__GIVEN INSTRUCTION__. Your task is to give the listing below back word for word, pictures excluded.

__GIVEN DATA__.
Start

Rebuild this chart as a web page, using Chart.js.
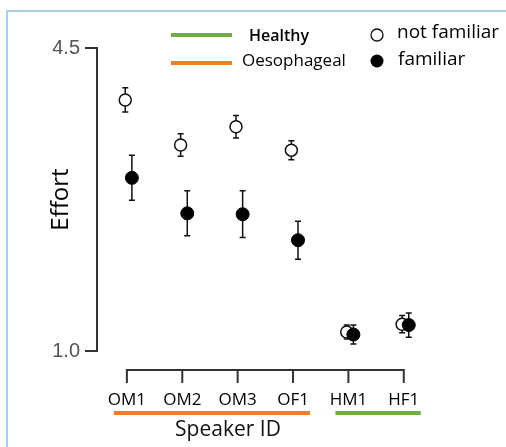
<!DOCTYPE html>
<html>
<head>
<meta charset="utf-8">
<title>Effort by speaker</title>
<script src="https://cdn.jsdelivr.net/npm/chart.js@4.4.0/dist/chart.umd.min.js"></script>
<style>
  html, body { margin: 0; padding: 0; background: #fff; }
  #wrap { position: relative; width: 506px; height: 447px; overflow: hidden; }
  #frame {
    position: absolute; left: 6px; top: 10px; width: 600px; height: 600px;
    border-left: 2px solid #a9cdee; border-top: 2px solid #a9cdee;
  }
  #chart { position: absolute; left: 0; top: 0; }
</style>
</head>
<body>
<div id="wrap">
  <div id="frame"></div>
  <canvas id="chart" width="506" height="447"></canvas>
</div>
<script>
// Data
const speakers = ["OM1", "OM2", "OM3", "OF1", "HM1", "HF1"];
const notFamiliar = [3.90, 3.38, 3.59, 3.32, 1.22, 1.31];
const notFamiliarErr = [0.14, 0.13, 0.13, 0.11, 0.08, 0.10];
const familiar = [3.00, 2.59, 2.58, 2.28, 1.19, 1.30];
const familiarErr = [0.26, 0.26, 0.27, 0.22, 0.11, 0.14];
const yTicks = [1.0, 4.5];
const groups = [
  { name: "Healthy", first: 4, last: 5, color: "#70ad47" },
  { name: "Oesophageal", first: 0, last: 3, color: "#ed7d31" },
];

const FONT = "'Open Sans', sans-serif";
const SHIFT_OPEN = -0.03;
const SHIFT_FILLED = 0.09;

// Error bars, drawn under the markers
const errorBars = {
  id: "errorBars",
  beforeDatasetsDraw(chart) {
    const { ctx, scales: { x, y } } = chart;
    ctx.save();
    ctx.strokeStyle = "#111";
    ctx.lineWidth = 1.5;
    const sets = [
      [familiar, familiarErr, SHIFT_FILLED],
      [notFamiliar, notFamiliarErr, SHIFT_OPEN],
    ];
    sets.forEach(([vals, errs, shift]) => {
      vals.forEach((v, i) => {
        const px = x.getPixelForValue(i + shift);
        const top = y.getPixelForValue(v + errs[i]);
        const bot = y.getPixelForValue(v - errs[i]);
        ctx.beginPath();
        ctx.moveTo(px, top); ctx.lineTo(px, bot);
        ctx.moveTo(px - 3, top); ctx.lineTo(px + 3, top);
        ctx.moveTo(px - 3, bot); ctx.lineTo(px + 3, bot);
        ctx.stroke();
      });
    });
    ctx.restore();
  },
};

// Bracket axis, group underlines, axis title and legend
const decorations = {
  id: "decorations",
  afterDraw(chart) {
    const { ctx, scales: { x }, chartArea } = chart;
    ctx.save();

    // x bracket
    const by = chartArea.bottom + 19;
    const x0 = x.getPixelForValue(0);
    const x1 = x.getPixelForValue(speakers.length - 1);
    ctx.strokeStyle = "#333";
    ctx.lineWidth = 2;
    ctx.beginPath();
    ctx.moveTo(x0, by); ctx.lineTo(x1, by);
    speakers.forEach((s, i) => {
      const px = x.getPixelForValue(i);
      ctx.moveTo(px, by - 1); ctx.lineTo(px, by + 13);
    });
    ctx.stroke();

    // group underlines
    ctx.lineWidth = 4;
    groups.forEach((g) => {
      ctx.strokeStyle = g.color;
      ctx.beginPath();
      ctx.moveTo(x.getPixelForValue(g.first) - 13, 413);
      ctx.lineTo(x.getPixelForValue(g.last) + 17, 413);
      ctx.stroke();
    });

    // x title
    ctx.fillStyle = "#111";
    ctx.font = "21px " + FONT;
    ctx.textAlign = "center";
    ctx.textBaseline = "middle";
    ctx.fillText("Speaker ID", 228, 430);

    // legend: groups
    ctx.textAlign = "left";
    groups.forEach((g, k) => {
      const ly = k === 0 ? 35 : 63;
      ctx.strokeStyle = g.color;
      ctx.lineWidth = 4;
      ctx.beginPath();
      ctx.moveTo(171, ly); ctx.lineTo(232, ly);
      ctx.stroke();
      ctx.fillStyle = "#000";
      ctx.font = (k === 0 ? "600 16px " : "17px ") + FONT;
      ctx.fillText(g.name, k === 0 ? 249 : 242, k === 0 ? 36 : 61);
    });

    // legend: familiarity
    ctx.font = "19px " + FONT;
    ctx.lineWidth = 1.3;
    ctx.strokeStyle = "#111";
    ctx.fillStyle = "#fff";
    ctx.beginPath(); ctx.arc(377, 35, 6, 0, Math.PI * 2); ctx.fill(); ctx.stroke();
    ctx.fillStyle = "#000";
    ctx.beginPath(); ctx.arc(377, 61, 6.5, 0, Math.PI * 2); ctx.fill();
    ctx.fillText("not familiar", 397, 33);
    ctx.fillText("familiar", 398, 60);

    ctx.restore();
  },
};

new Chart(document.getElementById("chart"), {
  type: "scatter",
  data: {
    datasets: [
      {
        label: "familiar",
        data: familiar.map((v, i) => ({ x: i + SHIFT_FILLED, y: v })),
        pointRadius: 6.5,
        backgroundColor: "#000",
        borderColor: "#000",
        borderWidth: 1,
      },
      {
        label: "not familiar",
        data: notFamiliar.map((v, i) => ({ x: i + SHIFT_OPEN, y: v })),
        pointRadius: 6,
        backgroundColor: "#fff",
        borderColor: "#111",
        borderWidth: 1.5,
      },
    ],
  },
  options: {
    responsive: false,
    animation: false,
    events: [],
    layout: { padding: { left: 7, top: 48, right: 69, bottom: 0 } },
    plugins: { legend: { display: false }, tooltip: { enabled: false } },
    scales: {
      x: {
        type: "linear",
        min: -0.54,
        max: 5.6,
        afterFit: (scale) => { scale.height = 96; },
        afterBuildTicks: (scale) => { scale.ticks = speakers.map((s, i) => ({ value: i })); },
        grid: { display: false, drawTicks: false },
        border: { display: false },
        ticks: {
          autoSkip: false,
          maxRotation: 0,
          padding: 39,
          color: "#000",
          font: { family: FONT, size: 17 },
          callback: (v) => speakers[v],
        },
      },
      y: {
        min: 1.0,
        max: 4.5,
        afterFit: (scale) => { scale.width = 90; },
        afterBuildTicks: (scale) => { scale.ticks = yTicks.map((v) => ({ value: v })); },
        grid: { display: true, drawOnChartArea: false, drawTicks: true, tickLength: 12, color: "#333", lineWidth: 2 },
        border: { display: true, color: "#333", width: 2 },
        ticks: {
          padding: 5,
          color: "#555",
          font: { family: "'Liberation Sans', Arial, sans-serif", size: 20 },
          callback: (v) => v.toFixed(1),
        },
        title: {
          display: true,
          text: "Effort",
          color: "#000",
          font: { family: FONT, size: 24 },
          padding: { top: 40, bottom: 0 },
        },
      },
    },
  },
  plugins: [errorBars, decorations],
});
</script>
</body>
</html>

End

__SOLUTION__.
Rebuild this chart as a web page, using Chart.js.
<!DOCTYPE html>
<html>
<head>
<meta charset="utf-8">
<title>Effort by speaker</title>
<script src="https://cdn.jsdelivr.net/npm/chart.js@4.4.0/dist/chart.umd.min.js"></script>
<style>
  html, body { margin: 0; padding: 0; background: #fff; }
  #wrap { position: relative; width: 506px; height: 447px; overflow: hidden; }
  #frame {
    position: absolute; left: 6px; top: 10px; width: 600px; height: 600px;
    border-left: 2px solid #a9cdee; border-top: 2px solid #a9cdee;
  }
  #chart { position: absolute; left: 0; top: 0; }
</style>
</head>
<body>
<div id="wrap">
  <div id="frame"></div>
  <canvas id="chart" width="506" height="447"></canvas>
</div>
<script>
// Data
const speakers = ["OM1", "OM2", "OM3", "OF1", "HM1", "HF1"];
const notFamiliar = [3.90, 3.38, 3.59, 3.32, 1.22, 1.31];
const notFamiliarErr = [0.14, 0.13, 0.13, 0.11, 0.08, 0.10];
const familiar = [3.00, 2.59, 2.58, 2.28, 1.19, 1.30];
const familiarErr = [0.26, 0.26, 0.27, 0.22, 0.11, 0.14];
const yTicks = [1.0, 4.5];
const groups = [
  { name: "Healthy", first: 4, last: 5, color: "#70ad47" },
  { name: "Oesophageal", first: 0, last: 3, color: "#ed7d31" },
];

const FONT = "'Open Sans', sans-serif";
const SHIFT_OPEN = -0.03;
const SHIFT_FILLED = 0.09;

// Error bars, drawn under the markers
const errorBars = {
  id: "errorBars",
  beforeDatasetsDraw(chart) {
    const { ctx, scales: { x, y } } = chart;
    ctx.save();
    ctx.strokeStyle = "#111";
    ctx.lineWidth = 1.5;
    const sets = [
      [familiar, familiarErr, SHIFT_FILLED],
      [notFamiliar, notFamiliarErr, SHIFT_OPEN],
    ];
    sets.forEach(([vals, errs, shift]) => {
      vals.forEach((v, i) => {
        const px = x.getPixelForValue(i + shift);
        const top = y.getPixelForValue(v + errs[i]);
        const bot = y.getPixelForValue(v - errs[i]);
        ctx.beginPath();
        ctx.moveTo(px, top); ctx.lineTo(px, bot);
        ctx.moveTo(px - 3, top); ctx.lineTo(px + 3, top);
        ctx.moveTo(px - 3, bot); ctx.lineTo(px + 3, bot);
        ctx.stroke();
      });
    });
    ctx.restore();
  },
};

// Bracket axis, group underlines, axis title and legend
const decorations = {
  id: "decorations",
  afterDraw(chart) {
    const { ctx, scales: { x }, chartArea } = chart;
    ctx.save();

    // x bracket
    const by = chartArea.bottom + 19;
    const x0 = x.getPixelForValue(0);
    const x1 = x.getPixelForValue(speakers.length - 1);
    ctx.strokeStyle = "#333";
    ctx.lineWidth = 2;
    ctx.beginPath();
    ctx.moveTo(x0, by); ctx.lineTo(x1, by);
    speakers.forEach((s, i) => {
      const px = x.getPixelForValue(i);
      ctx.moveTo(px, by - 1); ctx.lineTo(px, by + 13);
    });
    ctx.stroke();

    // group underlines
    ctx.lineWidth = 4;
    groups.forEach((g) => {
      ctx.strokeStyle = g.color;
      ctx.beginPath();
      ctx.moveTo(x.getPixelForValue(g.first) - 13, 413);
      ctx.lineTo(x.getPixelForValue(g.last) + 17, 413);
      ctx.stroke();
    });

    // x title
    ctx.fillStyle = "#111";
    ctx.font = "21px " + FONT;
    ctx.textAlign = "center";
    ctx.textBaseline = "middle";
    ctx.fillText("Speaker ID", 228, 430);

    // legend: groups
    ctx.textAlign = "left";
    groups.forEach((g, k) => {
      const ly = k === 0 ? 35 : 63;
      ctx.strokeStyle = g.color;
      ctx.lineWidth = 4;
      ctx.beginPath();
      ctx.moveTo(171, ly); ctx.lineTo(232, ly);
      ctx.stroke();
      ctx.fillStyle = "#000";
      ctx.font = (k === 0 ? "600 16px " : "17px ") + FONT;
      ctx.fillText(g.name, k === 0 ? 249 : 242, k === 0 ? 36 : 61);
    });

    // legend: familiarity
    ctx.font = "19px " + FONT;
    ctx.lineWidth = 1.3;
    ctx.strokeStyle = "#111";
    ctx.fillStyle = "#fff";
    ctx.beginPath(); ctx.arc(377, 35, 6, 0, Math.PI * 2); ctx.fill(); ctx.stroke();
    ctx.fillStyle = "#000";
    ctx.beginPath(); ctx.arc(377, 61, 6.5, 0, Math.PI * 2); ctx.fill();
    ctx.fillText("not familiar", 397, 33);
    ctx.fillText("familiar", 398, 60);

    ctx.restore();
  },
};

new Chart(document.getElementById("chart"), {
  type: "scatter",
  data: {
    datasets: [
      {
        label: "familiar",
        data: familiar.map((v, i) => ({ x: i + SHIFT_FILLED, y: v })),
        pointRadius: 6.5,
        backgroundColor: "#000",
        borderColor: "#000",
        borderWidth: 1,
      },
      {
        label: "not familiar",
        data: notFamiliar.map((v, i) => ({ x: i + SHIFT_OPEN, y: v })),
        pointRadius: 6,
        backgroundColor: "#fff",
        borderColor: "#111",
        borderWidth: 1.5,
      },
    ],
  },
  options: {
    responsive: false,
    animation: false,
    events: [],
    layout: { padding: { left: 7, top: 48, right: 69, bottom: 0 } },
    plugins: { legend: { display: false }, tooltip: { enabled: false } },
    scales: {
      x: {
        type: "linear",
        min: -0.54,
        max: 5.6,
        afterFit: (scale) => { scale.height = 96; },
        afterBuildTicks: (scale) => { scale.ticks = speakers.map((s, i) => ({ value: i })); },
        grid: { display: false, drawTicks: false },
        border: { display: false },
        ticks: {
          autoSkip: false,
          maxRotation: 0,
          padding: 39,
          color: "#000",
          font: { family: FONT, size: 17 },
          callback: (v) => speakers[v],
        },
      },
      y: {
        min: 1.0,
        max: 4.5,
        afterFit: (scale) => { scale.width = 90; },
        afterBuildTicks: (scale) => { scale.ticks = yTicks.map((v) => ({ value: v })); },
        grid: { display: true, drawOnChartArea: false, drawTicks: true, tickLength: 12, color: "#333", lineWidth: 2 },
        border: { display: true, color: "#333", width: 2 },
        ticks: {
          padding: 5,
          color: "#555",
          font: { family: "'Liberation Sans', Arial, sans-serif", size: 20 },
          callback: (v) => v.toFixed(1),
        },
        title: {
          display: true,
          text: "Effort",
          color: "#000",
          font: { family: FONT, size: 24 },
          padding: { top: 40, bottom: 0 },
        },
      },
    },
  },
  plugins: [errorBars, decorations],
});
</script>
</body>
</html>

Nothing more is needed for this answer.